= TASK OBJECTIVE =
Return all entries precisely as they stand, without the images.

────────────────────

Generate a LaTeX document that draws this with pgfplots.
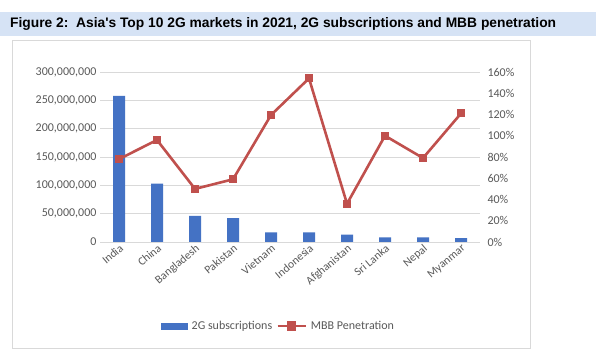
\documentclass[border=0pt]{standalone}
\usepackage{pgfplots}
\pgfplotsset{compat=1.18}
\usepackage{fontspec}
\setmainfont{Carlito}
\newfontfamily\arialfont{Liberation Sans}
\definecolor{barblue}{RGB}{68,114,196}
\definecolor{linered}{RGB}{192,80,77}
\definecolor{txtgray}{RGB}{89,89,89}
\definecolor{gridgray}{RGB}{217,217,217}
\definecolor{titlebg}{RGB}{214,227,245}
\begin{document}
\begin{tikzpicture}[x=1pt,y=1pt]
\fill[white] (0,0) rectangle (600,359);
\fill[titlebg] (0,323) rectangle (596,347);
\node[anchor=west,font=\arialfont\bfseries\fontsize{13.8}{15}\selectfont,inner sep=0pt] at (10,335) {Figure 2:\ \ Asia's Top 10 2G markets in 2021, 2G subscriptions and MBB penetration};
\draw[gridgray,line width=0.8pt] (12,11) -- (12,319) -- (530,319) -- (530,11) -- cycle;
\begin{axis}[
  at={(100pt,117pt)}, anchor=south west,
  width=380pt, height=170pt, scale only axis,
  xmin=-0.5, xmax=9.5, ymin=0, ymax=300000000,
  xtick={0,...,9},
  xticklabels={India,China,Bangladesh,Pakistan,Vietnam,Indonesia,Afghanistan,Sri Lanka,Nepal,Myanmar},
  xticklabel style={rotate=40, anchor=north east, font=\fontsize{11.5}{12}\selectfont, text=txtgray, inner sep=1pt},
  ytick={0,50000000,100000000,150000000,200000000,250000000,300000000},
  scaled y ticks=false,
  yticklabel style={/pgf/number format/fixed, /pgf/number format/1000 sep={,}, /pgf/number format/assume math mode=true, font=\fontsize{12}{13}\selectfont, text=txtgray},
  ymajorgrids, grid style={gridgray, line width=0.6pt},
  axis x line*=bottom, axis y line*=left,
  y axis line style={draw=none},
  x axis line style={gridgray, line width=0.8pt},
  major tick length=0pt,
  ybar, bar width=12pt,
]
\addplot[fill=barblue, draw=none] coordinates {(0,258000000) (1,103000000) (2,46000000) (3,42000000) (4,17000000) (5,17000000) (6,13000000) (7,8000000) (8,8000000) (9,7000000)};
\end{axis}
\begin{axis}[
  at={(100pt,117pt)}, anchor=south west,
  width=380pt, height=170pt, scale only axis,
  xmin=-0.5, xmax=9.5, ymin=0, ymax=160,
  xtick=\empty,
  ytick={0,20,...,160},
  yticklabel={\pgfmathprintnumber{\tick}\%},
  yticklabel style={/pgf/number format/assume math mode=true, font=\fontsize{12}{13}\selectfont, text=txtgray, xshift=4pt},
  axis x line=none, axis y line*=right, y axis line style={draw=none},
  major tick length=0pt,
  legend style={at={(0.47,-0.44)}, anchor=north, draw=none, fill=none, legend columns=2, font=\fontsize{12}{13}\selectfont, text=txtgray, /tikz/every even column/.append style={column sep=2pt}},
]
\addlegendimage{legend image code/.code={\fill[barblue] (0pt,-3pt) rectangle (26pt,3pt);}}
\addlegendentry{\hspace*{2pt}2G subscriptions}
\addplot[linered, line width=2.6pt, mark=square*, mark size=3.5pt, mark options={fill=linered, line width=0pt},
  legend image code/.code={\draw[linered, line width=2.6pt] (0pt,0pt) -- (28pt,0pt); \fill[linered] (10.5pt,-3.5pt) rectangle (17.5pt,3.5pt);}] coordinates {(0,78) (1,96) (2,50) (3,59) (4,119.5) (5,154) (6,36) (7,100) (8,79) (9,121)};
\addlegendentry{\hspace*{2pt}MBB Penetration}
\end{axis}
\end{tikzpicture}
\end{document}
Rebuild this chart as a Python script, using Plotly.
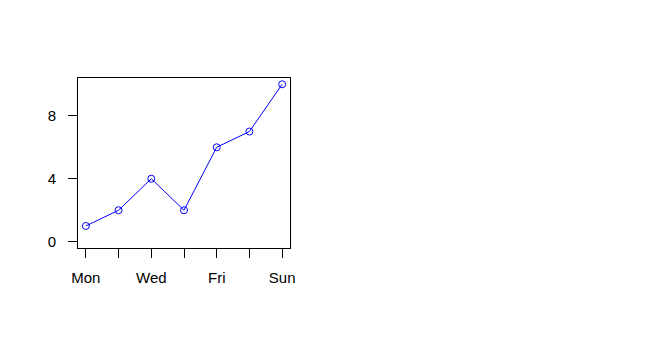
import plotly.graph_objects as go

days = ["Mon", "Tue", "Wed", "Thu", "Fri", "Sat", "Sun"]
values = [1, 2, 4, 2, 6, 7, 10]
tick_labels = ["Mon", "", "Wed", "", "Fri", "", "Sun"]
y_ticks = [0, 4, 8]

fig = go.Figure()
fig.add_trace(go.Scatter(
    x=list(range(len(days))), y=values, mode="lines+markers",
    line=dict(color="#0000FF", width=1),
    marker=dict(symbol="circle-open", size=7, color="#0000FF", line=dict(width=1, color="#0000FF")),
    hoverinfo="skip", showlegend=False,
))

fig.update_layout(
    width=662, height=346,
    margin=dict(l=78, r=372, t=78, b=98),
    paper_bgcolor="white", plot_bgcolor="white",
    font=dict(family="Liberation Sans, Arial", size=15, color="black"),
)
fig.update_xaxes(
    range=[-0.24, 6.24], tickvals=list(range(len(days))), ticktext=tick_labels,
    showgrid=False, zeroline=False, showline=True, mirror=True, linecolor="black", linewidth=1,
    ticks="outside", ticklen=9, tickcolor="black", tickwidth=1, ticklabelstandoff=7,
)
fig.update_yaxes(
    range=[-0.4, 10.4], tickvals=y_ticks,
    showgrid=False, zeroline=False, showline=True, mirror=True, linecolor="black", linewidth=1,
    ticks="outside", ticklen=9, tickcolor="black", tickwidth=1, ticklabelstandoff=9,
)

fig.write_html("out.html")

────────────────────

= FINISHED EXERCISE =
Generate a LaTeX document that draws this with pgfplots.
\documentclass[border=0pt]{standalone}
\usepackage{pgfplots}
\pgfplotsset{compat=1.18}
\usepackage{fontspec}
\setmainfont{Carlito}
\newfontfamily\arialfont{Liberation Sans}
\definecolor{barblue}{RGB}{68,114,196}
\definecolor{linered}{RGB}{192,80,77}
\definecolor{txtgray}{RGB}{89,89,89}
\definecolor{gridgray}{RGB}{217,217,217}
\definecolor{titlebg}{RGB}{214,227,245}
\begin{document}
\begin{tikzpicture}[x=1pt,y=1pt]
\fill[white] (0,0) rectangle (600,359);
\fill[titlebg] (0,323) rectangle (596,347);
\node[anchor=west,font=\arialfont\bfseries\fontsize{13.8}{15}\selectfont,inner sep=0pt] at (10,335) {Figure 2:\ \ Asia's Top 10 2G markets in 2021, 2G subscriptions and MBB penetration};
\draw[gridgray,line width=0.8pt] (12,11) -- (12,319) -- (530,319) -- (530,11) -- cycle;
\begin{axis}[
  at={(100pt,117pt)}, anchor=south west,
  width=380pt, height=170pt, scale only axis,
  xmin=-0.5, xmax=9.5, ymin=0, ymax=300000000,
  xtick={0,...,9},
  xticklabels={India,China,Bangladesh,Pakistan,Vietnam,Indonesia,Afghanistan,Sri Lanka,Nepal,Myanmar},
  xticklabel style={rotate=40, anchor=north east, font=\fontsize{11.5}{12}\selectfont, text=txtgray, inner sep=1pt},
  ytick={0,50000000,100000000,150000000,200000000,250000000,300000000},
  scaled y ticks=false,
  yticklabel style={/pgf/number format/fixed, /pgf/number format/1000 sep={,}, /pgf/number format/assume math mode=true, font=\fontsize{12}{13}\selectfont, text=txtgray},
  ymajorgrids, grid style={gridgray, line width=0.6pt},
  axis x line*=bottom, axis y line*=left,
  y axis line style={draw=none},
  x axis line style={gridgray, line width=0.8pt},
  major tick length=0pt,
  ybar, bar width=12pt,
]
\addplot[fill=barblue, draw=none] coordinates {(0,258000000) (1,103000000) (2,46000000) (3,42000000) (4,17000000) (5,17000000) (6,13000000) (7,8000000) (8,8000000) (9,7000000)};
\end{axis}
\begin{axis}[
  at={(100pt,117pt)}, anchor=south west,
  width=380pt, height=170pt, scale only axis,
  xmin=-0.5, xmax=9.5, ymin=0, ymax=160,
  xtick=\empty,
  ytick={0,20,...,160},
  yticklabel={\pgfmathprintnumber{\tick}\%},
  yticklabel style={/pgf/number format/assume math mode=true, font=\fontsize{12}{13}\selectfont, text=txtgray, xshift=4pt},
  axis x line=none, axis y line*=right, y axis line style={draw=none},
  major tick length=0pt,
  legend style={at={(0.47,-0.44)}, anchor=north, draw=none, fill=none, legend columns=2, font=\fontsize{12}{13}\selectfont, text=txtgray, /tikz/every even column/.append style={column sep=2pt}},
]
\addlegendimage{legend image code/.code={\fill[barblue] (0pt,-3pt) rectangle (26pt,3pt);}}
\addlegendentry{\hspace*{2pt}2G subscriptions}
\addplot[linered, line width=2.6pt, mark=square*, mark size=3.5pt, mark options={fill=linered, line width=0pt},
  legend image code/.code={\draw[linered, line width=2.6pt] (0pt,0pt) -- (28pt,0pt); \fill[linered] (10.5pt,-3.5pt) rectangle (17.5pt,3.5pt);}] coordinates {(0,78) (1,96) (2,50) (3,59) (4,119.5) (5,154) (6,36) (7,100) (8,79) (9,121)};
\addlegendentry{\hspace*{2pt}MBB Penetration}
\end{axis}
\end{tikzpicture}
\end{document}
Rebuild this chart as a Python script, using Plotly.
import plotly.graph_objects as go

days = ["Mon", "Tue", "Wed", "Thu", "Fri", "Sat", "Sun"]
values = [1, 2, 4, 2, 6, 7, 10]
tick_labels = ["Mon", "", "Wed", "", "Fri", "", "Sun"]
y_ticks = [0, 4, 8]

fig = go.Figure()
fig.add_trace(go.Scatter(
    x=list(range(len(days))), y=values, mode="lines+markers",
    line=dict(color="#0000FF", width=1),
    marker=dict(symbol="circle-open", size=7, color="#0000FF", line=dict(width=1, color="#0000FF")),
    hoverinfo="skip", showlegend=False,
))

fig.update_layout(
    width=662, height=346,
    margin=dict(l=78, r=372, t=78, b=98),
    paper_bgcolor="white", plot_bgcolor="white",
    font=dict(family="Liberation Sans, Arial", size=15, color="black"),
)
fig.update_xaxes(
    range=[-0.24, 6.24], tickvals=list(range(len(days))), ticktext=tick_labels,
    showgrid=False, zeroline=False, showline=True, mirror=True, linecolor="black", linewidth=1,
    ticks="outside", ticklen=9, tickcolor="black", tickwidth=1, ticklabelstandoff=7,
)
fig.update_yaxes(
    range=[-0.4, 10.4], tickvals=y_ticks,
    showgrid=False, zeroline=False, showline=True, mirror=True, linecolor="black", linewidth=1,
    ticks="outside", ticklen=9, tickcolor="black", tickwidth=1, ticklabelstandoff=9,
)

fig.write_html("out.html")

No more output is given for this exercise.